In the three cases (five separate crimes), the record shows the plea agreements were discussed with Bayte. It was explained to him that the sentences would run “consecutively,” “concurrently,” and “in addition to” each other, depending upon different portions of the agreement. Each of the five sentences were explained to Bayte and he told the trial court he understood. It was clearly understood that the total was eleven years and that some of the sentences were to be served consecutively. The motion court found that the record refuted Bayte’s charge. We agree. The point is denied.

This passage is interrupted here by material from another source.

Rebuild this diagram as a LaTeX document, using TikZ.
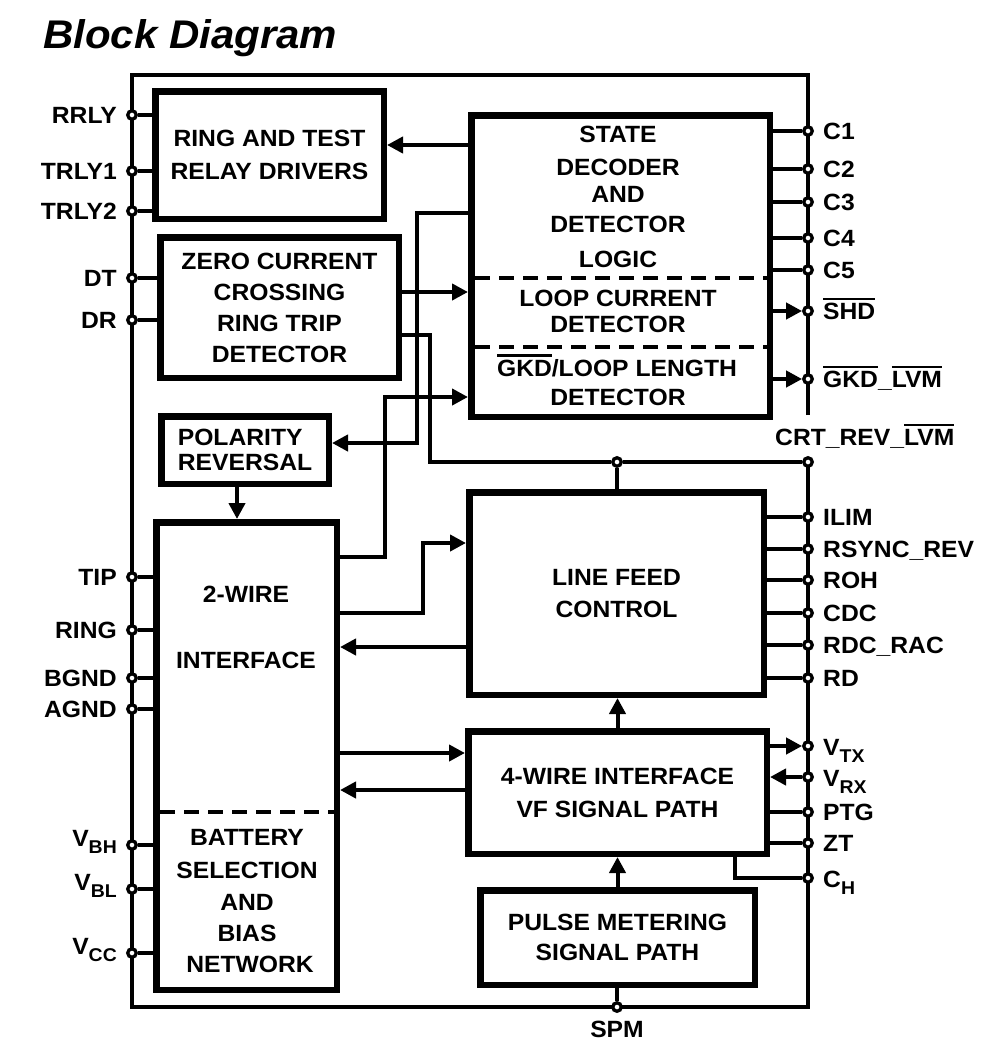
\documentclass[tikz,border=0pt]{standalone}
\usepackage{fontspec}
\setmainfont{Liberation Sans}[FakeStretch=1.05]
\usetikzlibrary{arrows.meta}
\newcommand\bxf[1]{\fontsize{23.5}{#1}\selectfont\bfseries}
\newcommand\pnf{\fontsize{23.5}{28}\selectfont\bfseries}
\newcommand\sbf{\fontsize{18.5}{18.5}\selectfont\bfseries}
\newsavebox\ovbox
\newcommand\ovl[1]{\sbox\ovbox{#1}\rlap{\rule[\dimexpr\ht\ovbox+3pt\relax]{\wd\ovbox}{2.2pt}}\usebox\ovbox}
\newcommand\sbs[2]{#1\raisebox{-7.5pt}{\sbf #2}}
\begin{document}
\begin{tikzpicture}[x=1pt,y=-1pt,
  blk/.style={draw,line width=6.5pt,inner sep=0pt,align=center},
  pin/.style={circle,draw,fill=white,line width=3.3pt,minimum size=8.5pt,inner sep=0pt},
  wire/.style={line width=4pt},
  arr/.style={wire,-{Triangle[length=16pt,width=16pt]}},
  frm/.style={line width=4pt},
  dsh/.style={line width=4pt,dash pattern=on 15pt off 9pt},
  txt/.style={inner sep=0pt,font=\bxf{30},anchor=base},
  ll/.style={inner sep=0pt,font=\pnf,anchor=base east},
  rl/.style={inner sep=0pt,font=\pnf,anchor=base west}]
\useasboundingbox (0,0) rectangle (1000,1061);

% title
\node[anchor=base west,inner sep=0pt,font=\fontsize{40}{40}\selectfont\bfseries\itshape] (title) at (43,48.5) {Block Diagram};

% frame
\draw[frm] (808,415) -- (808,75) -- (132,75) -- (132,1007) -- (808,1007) -- (808,462);

% blocks
\node[blk,minimum width=228.5pt,minimum height=127.5pt,font=\bxf{33}] (rtrd) at (269.5,155) {RING AND TEST\\RELAY DRIVERS};
\node[blk,minimum width=238.5pt,minimum height=140.5pt,font=\bxf{31}] (zcc) at (279.5,307.5) {ZERO CURRENT\\CROSSING\\RING TRIP\\DETECTOR};
\node[blk,minimum width=167.5pt,minimum height=67.5pt,font=\bxf{25},align=left] (pr) at (245,450) {POLARITY\\REVERSAL};
\node[blk,minimum width=180.5pt,minimum height=467.5pt] (tw) at (246.5,756) {};
\node[blk,minimum width=298.5pt,minimum height=301.5pt] (sddl) at (620.5,266) {};
\node[blk,minimum width=294.5pt,minimum height=202.5pt,font=\bxf{32}] (lfc) at (616.5,593.5) {LINE FEED\\CONTROL};
\node[blk,minimum width=298.5pt,minimum height=122.5pt,font=\bxf{33}] (fw) at (617.5,792.5) {4-WIRE INTERFACE\\VF SIGNAL PATH};
\node[blk,minimum width=274.5pt,minimum height=94.5pt,font=\bxf{30}] (pm) at (617.5,937.5) {PULSE METERING\\SIGNAL PATH};

% dividers
\coordinate (d1) at (475,278);
\coordinate (d2) at (475,347);
\coordinate (d3) at (160,812);
\draw[dsh] (d1) -- (d1 -| sddl.east);
\draw[dsh] (d2) -- (d2 -| sddl.east);
\draw[dsh] (d3) -- (d3 -| tw.east);

% texts in state decoder
\node[txt] (s1) at (618,142.5) {STATE};
\node[txt] (s2) at (618,175) {DECODER};
\node[txt] (s3) at (618,202) {AND};
\node[txt] (s4) at (618,232) {DETECTOR};
\node[txt] (s5) at (618,267) {LOGIC};
\node[txt] (s6) at (618,306.5) {LOOP CURRENT};
\node[txt] (s7) at (618,332) {DETECTOR};
\node[txt] (s8) at (617,376) {\ovl{GKD}/LOOP LENGTH};
\node[txt] (s9) at (618,405) {DETECTOR};

% texts in 2-wire block
\node[txt] (t1) at (246,602.5) {2-WIRE};
\node[txt] (t2) at (246,668.5) {INTERFACE};
\node[txt] (t3) at (247,845) {BATTERY};
\node[txt] (t4) at (247,878) {SELECTION};
\node[txt] (t5) at (247,910) {AND};
\node[txt] (t6) at (247,941) {BIAS};
\node[txt] (t7) at (250,972.5) {NETWORK};

% left pins
\foreach \n/\y in {RRLY/115,TRLY1/171,TRLY2/211,DT/278,DR/320,TIP/577,RING/630,BGND/678,AGND/709}{
  \node[pin] (p\n) at (132,\y) {};
  \node[ll] (l\n) at (117,\y+8.5) {\n};
}
\foreach \n/\y/\s in {VBH/845/BH,VBL/889/BL,VCC/953/CC}{
  \node[pin] (p\n) at (132,\y) {};
  \node[ll] (l\n) at (117,\y+1) {\sbs{V}{\s}};
}
\foreach \n in {RRLY,TRLY1,TRLY2}{\draw[wire] (p\n) -- (p\n -| rtrd.west);}
\foreach \n in {DT,DR}{\draw[wire] (p\n) -- (p\n -| zcc.west);}
\foreach \n in {TIP,RING,BGND,AGND,VBH,VBL,VCC}{\draw[wire] (p\n) -- (p\n -| tw.west);}

% right pins
\foreach \n/\y/\t in {C1/131/C1,C2/169/C2,C3/202/C3,C4/238/C4,C5/270/C5,ILIM/517/ILIM,RSYNC/549/RSYNC\_REV,ROH/580/ROH,CDC/613/CDC,RDC/645/RDC\_RAC,RD/678/RD,PTG/812/PTG,ZT/843/ZT}{
  \node[pin] (p\n) at (808,\y) {};
  \node[rl] (l\n) at (823,\y+8.5) {\t};
}
\node[pin] (pSHD) at (808,311) {};
\node[rl] (lSHD) at (823,319.5) {\ovl{SHD}};
\node[pin] (pGKD) at (808,379) {};
\node[rl] (lGKD) at (823,387.5) {\ovl{GKD}\_\ovl{LVM}};
\node[pin] (pCRT) at (808,462) {};
\node[rl] (lCRT) at (775,445) {CRT\_REV\_\ovl{LVM}};
\node[pin] (pVTX) at (808,746) {};
\node[rl] (lVTX) at (823,755) {\sbs{V}{TX}};
\node[pin] (pVRX) at (808,777) {};
\node[rl] (lVRX) at (823,786) {\sbs{V}{RX}};
\node[pin] (pCH) at (808,878) {};
\node[rl] (lCH) at (823,887) {\sbs{C}{H}};
\node[pin] (jn) at (617,462) {};
\node[pin] (pSPM) at (617,1007) {};
\node[txt,font=\pnf] (lSPM) at (617,1037) {SPM};

\foreach \n in {C1,C2,C3,C4,C5}{\draw[wire] (p\n) -- (p\n -| sddl.east);}
\draw[arr] (pSHD -| sddl.east) -- (pSHD);
\draw[arr] (pGKD -| sddl.east) -- (pGKD);
\foreach \n in {ILIM,RSYNC,ROH,CDC,RDC,RD}{\draw[wire] (p\n) -- (p\n -| lfc.east);}
\draw[arr] (pVTX -| fw.east) -- (pVTX);
\draw[arr] (pVRX) -- (pVRX -| fw.east);
\foreach \n in {PTG,ZT}{\draw[wire] (p\n) -- (p\n -| fw.east);}
\coordinate (k14) at (735,878);
\draw[wire] (fw.south -| k14) -- (k14) -- (pCH);

% internal connectors
\coordinate (k1) at (430,145);
\draw[arr] (sddl.west |- k1) -- (rtrd.east |- k1);
\coordinate (k2a) at (417,213);
\coordinate (k2b) at (417,443);
\draw[arr] (sddl.west |- k2a) -- (k2a) -- (k2b) -- (pr.east |- k2b);
\coordinate (k3) at (430,292);
\draw[arr,line width=4.6pt] (zcc.east |- k3) -- (sddl.west |- k3);
\coordinate (k4a) at (430,335);
\coordinate (k4b) at (430,462);
\draw[wire] (zcc.east |- k4a) -- (k4a) -- (k4b) -- (jn);
\draw[wire] (jn) -- (pCRT);
\draw[wire] (jn) -- (jn |- lfc.north);
\coordinate (k5a) at (385,557);
\coordinate (k5b) at (385,397);
\draw[arr] (tw.east |- k5a) -- (k5a) -- (k5b) -- (sddl.west |- k5b);
\coordinate (k6a) at (423,613);
\coordinate (k6b) at (423,543);
\draw[arr] (tw.east |- k6a) -- (k6a) -- (k6b) -- (lfc.west |- k6b);
\coordinate (k7) at (400,647);
\draw[arr] (lfc.west |- k7) -- (tw.east |- k7);
\coordinate (k8) at (400,753);
\draw[arr] (tw.east |- k8) -- (fw.west |- k8);
\coordinate (k9) at (400,790);
\draw[arr] (fw.west |- k9) -- (tw.east |- k9);
\draw[arr] (fw.north) -- (fw.north |- lfc.south);
\draw[arr] (pm.north) -- (pm.north |- fw.south);
\coordinate (k12) at (237,500);
\draw[arr] (pr.south -| k12) -- (tw.north -| k12);
\draw[wire] (pSPM) -- (pSPM |- pm.south);
\end{tikzpicture}
\end{document}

Rule 27.26(e) mandates an evidentiary hearing if issues of material fact are raised in the motion,-and if the allegations thereof *548directly contradict the verity of the records of the court. Brown v. State, 628 S.W.2d 722, 724 (Mo.App.1982). Appellate review is limited to a determination of whether the findings, conclusions and judgment of the trial court are clearly erroneous. Rule 27.-26(j); Moore v. State, 637 S.W.2d 275, 276 (Mo.App.1982). An evidentiary hearing was not necessary as the trial transcript clearly refutes the fact allegations in the 27.26 motion. The findings and conclusions of the trial court are not clearly erroneous.
The judgment is affirmed.
GREENE, P.J., and HESS, Special Judge, concur.. All references to statutes are to RSMo 1978, V.A.M.S., and all references to rules are to Missouri Rules of Court, V.A.M.R.